## Task
Print exactly those lines that run from the beginning of the data to the line bearing "const bannerLines = ['777888精准管家婆免费,持续', '解析方案_GM版1.547'];", inclusive.

begin Data extract

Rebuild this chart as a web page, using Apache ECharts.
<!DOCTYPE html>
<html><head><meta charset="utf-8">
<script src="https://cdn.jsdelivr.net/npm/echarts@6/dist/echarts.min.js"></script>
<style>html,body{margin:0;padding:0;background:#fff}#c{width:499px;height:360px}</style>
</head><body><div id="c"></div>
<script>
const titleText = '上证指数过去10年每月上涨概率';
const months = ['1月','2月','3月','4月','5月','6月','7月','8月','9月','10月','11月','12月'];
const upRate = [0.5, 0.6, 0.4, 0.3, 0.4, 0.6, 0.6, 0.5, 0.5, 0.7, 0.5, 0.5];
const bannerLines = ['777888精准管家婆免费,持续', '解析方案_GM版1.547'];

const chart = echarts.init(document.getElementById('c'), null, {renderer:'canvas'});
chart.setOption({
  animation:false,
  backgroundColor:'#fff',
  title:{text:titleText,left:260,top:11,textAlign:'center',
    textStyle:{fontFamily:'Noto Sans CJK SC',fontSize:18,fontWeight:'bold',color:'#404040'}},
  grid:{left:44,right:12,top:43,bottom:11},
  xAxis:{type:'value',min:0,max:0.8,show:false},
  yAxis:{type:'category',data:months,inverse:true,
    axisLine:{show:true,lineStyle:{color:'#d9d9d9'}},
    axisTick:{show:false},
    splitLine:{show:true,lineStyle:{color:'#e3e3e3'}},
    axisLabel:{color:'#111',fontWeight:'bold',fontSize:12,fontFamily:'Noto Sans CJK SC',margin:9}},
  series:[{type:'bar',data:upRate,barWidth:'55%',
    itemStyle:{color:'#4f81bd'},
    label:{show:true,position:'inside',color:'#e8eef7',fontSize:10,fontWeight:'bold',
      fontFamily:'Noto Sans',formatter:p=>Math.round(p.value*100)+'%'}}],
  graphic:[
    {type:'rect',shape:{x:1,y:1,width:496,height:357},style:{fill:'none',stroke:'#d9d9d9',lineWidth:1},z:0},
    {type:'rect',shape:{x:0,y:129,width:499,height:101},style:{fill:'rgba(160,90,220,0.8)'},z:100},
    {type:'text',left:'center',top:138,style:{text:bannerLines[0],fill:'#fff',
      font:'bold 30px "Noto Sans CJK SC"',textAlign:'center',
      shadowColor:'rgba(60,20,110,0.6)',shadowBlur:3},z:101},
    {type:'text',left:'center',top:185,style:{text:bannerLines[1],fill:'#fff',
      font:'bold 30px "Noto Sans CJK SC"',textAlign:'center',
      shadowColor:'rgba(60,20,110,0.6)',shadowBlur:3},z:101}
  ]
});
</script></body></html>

end Data extract

## Problem solution
Rebuild this chart as a web page, using Apache ECharts.
<!DOCTYPE html>
<html><head><meta charset="utf-8">
<script src="https://cdn.jsdelivr.net/npm/echarts@6/dist/echarts.min.js"></script>
<style>html,body{margin:0;padding:0;background:#fff}#c{width:499px;height:360px}</style>
</head><body><div id="c"></div>
<script>
const titleText = '上证指数过去10年每月上涨概率';
const months = ['1月','2月','3月','4月','5月','6月','7月','8月','9月','10月','11月','12月'];
const upRate = [0.5, 0.6, 0.4, 0.3, 0.4, 0.6, 0.6, 0.5, 0.5, 0.7, 0.5, 0.5];
const bannerLines = ['777888精准管家婆免费,持续', '解析方案_GM版1.547'];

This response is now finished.